Warren: I took the DNA test to restore faith in government, or something

Of all the possible takes Elizabeth Warren could have given about her catastrophic DNA test, this … is certainly one of them. In a debate with challenger Geoff Diehl last night, the incumbent senator claimed that she took her now infamous genetic study because American faith in government is “at an all-time low.”

What did she want to do — break the record by digging it deeper?

She was asked by a moderator why she had said, in March, that no DNA test was needed to prove she had some Native American heritage. She said she ultimately took the test, reporting the result last week that showed a relative six to 10 generations ago was Native American.

Ultimately, she said, she took a DNA test because she believes one way to rebuild trust in government is by posting her full family history online “so anybody can take a look. … I believe one way that we try to rebuild confidence is through transparency.”

L’etat, c’est Warren? “Government transparency” doesn’t mean genealogical charts of politicians. Warren got into this mess by refusing to admit what her DNA test made painfully clear — that she falsely claimed Native American identity in order to benefit from affirmative-action programs. When the issue first arose, Warren could have admitted that she thought her family lore was enough to qualify back in the day, while expressing regret for some delayed enlightenment. Had she done that, the issue would have died in 2012.

Instead, Warren kept digging the hole with talk of “high cheekbones” and a ludicrous story about her parents having to elope because her mother’s 1/32nd-at-most native ancestry made her unacceptable to her father’s family. The DNA test was a last, desperate shot at trying to cover for her affirmative-action claims, which blew up in her face when it became apparent that all of her previous claims were nonsense. The only transparent part of it was the desperation attendant to it.

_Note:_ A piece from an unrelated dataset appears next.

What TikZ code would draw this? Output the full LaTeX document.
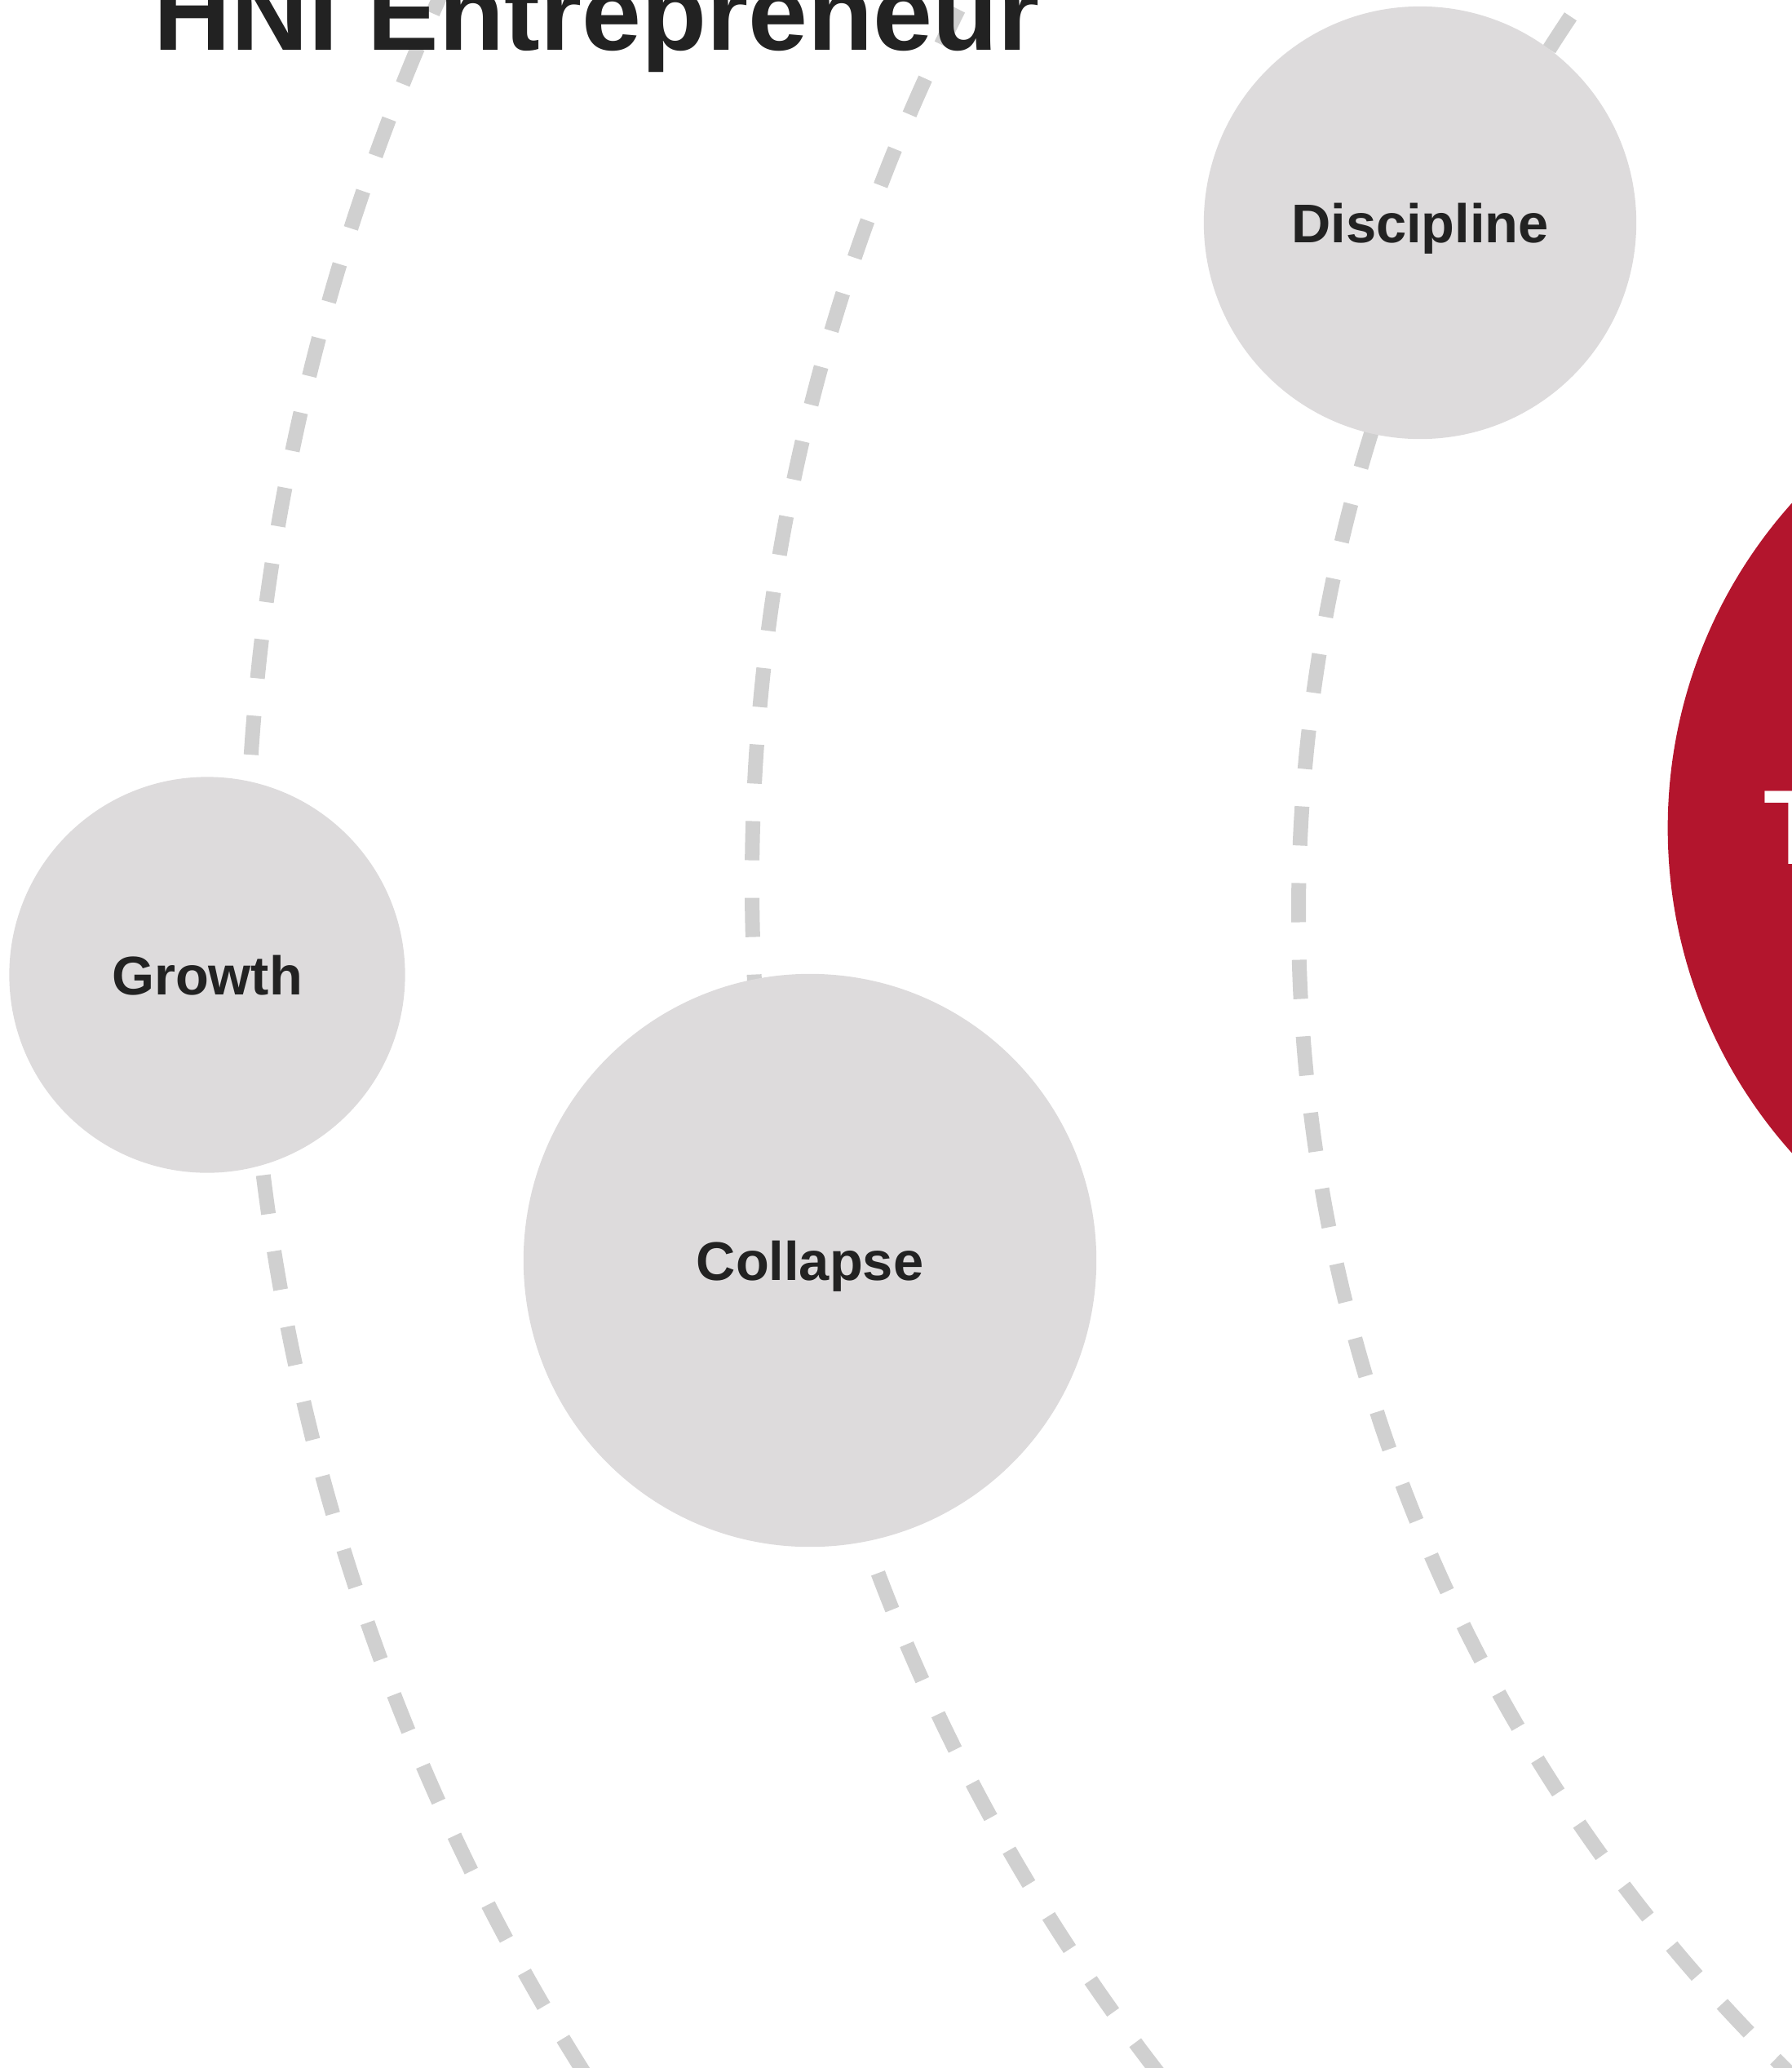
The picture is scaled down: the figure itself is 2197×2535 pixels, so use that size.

Only a fool or a practiced prevaricator could claim that this has restored faith in government or in public officials. Diehl drove the point home in his response:

Diehl shot back that the issue “is not about Sen. Warren’s ancestry, it’s about integrity in my mind, and I don’t care whether you think you benefited or not from that claim, it’s the fact that you tried to benefit from that claim that I think bothers a lot of people and it’s something you haven’t been able to put to rest since the 2012 campaign,” when she first mentioned having Native American heritage that led President Donald Trump to start mocking her by calling her “Pocahontas.”

And as Diehl points out, there’s another transparency issue here. Warren didn’t need to address her claims to native ancestry in order to compete for her Senate seat in deep-blue Massachusetts. She needed it to clear the ground for a run at the presidency in 2020:

“I don’t care what percentage she claims to be Native American; I just care that I’m 100 percent for Massachusetts and will be working for the people of this state.”

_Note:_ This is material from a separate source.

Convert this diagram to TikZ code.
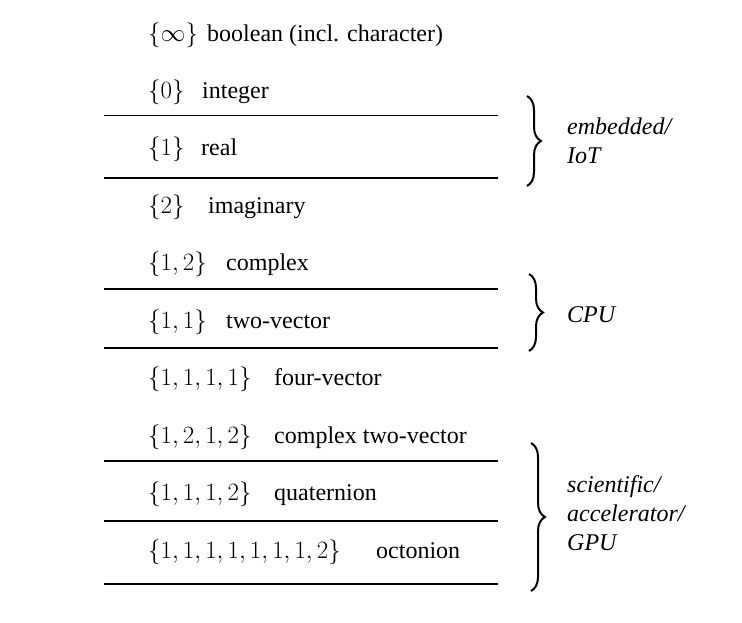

Trump’s silent presence dominated the debate, with Diehl saying it’s “obvious” she doesn’t want to be senator, but rather, president. “She’s been campaigning in states that are more important to her than Massachusetts,” he said.

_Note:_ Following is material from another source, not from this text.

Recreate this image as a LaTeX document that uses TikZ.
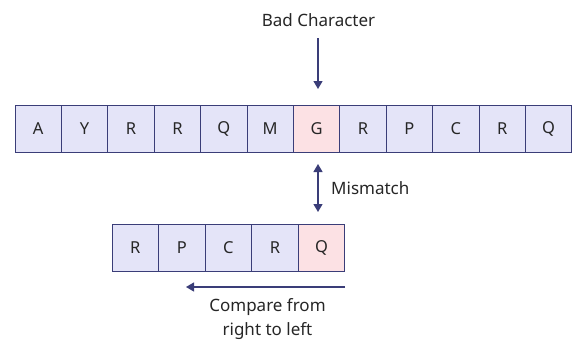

One would hope that such obvious and incompetent machinations would cost Warren at the ballot box. Alas, as one might expect in Massachusetts, Warren has a massive polling lead over Diehl, with leads between +22 and +36 so far this cycle. Of course, the last poll was taken in the first week of October, so it’s possible that the DNA debacle could still cost her some support. Diehl would need a miracle, though, to get within 15 points of Warren, so perhaps the only karmic retribution possible would be getting laughed out of the 2020 sweepstakes.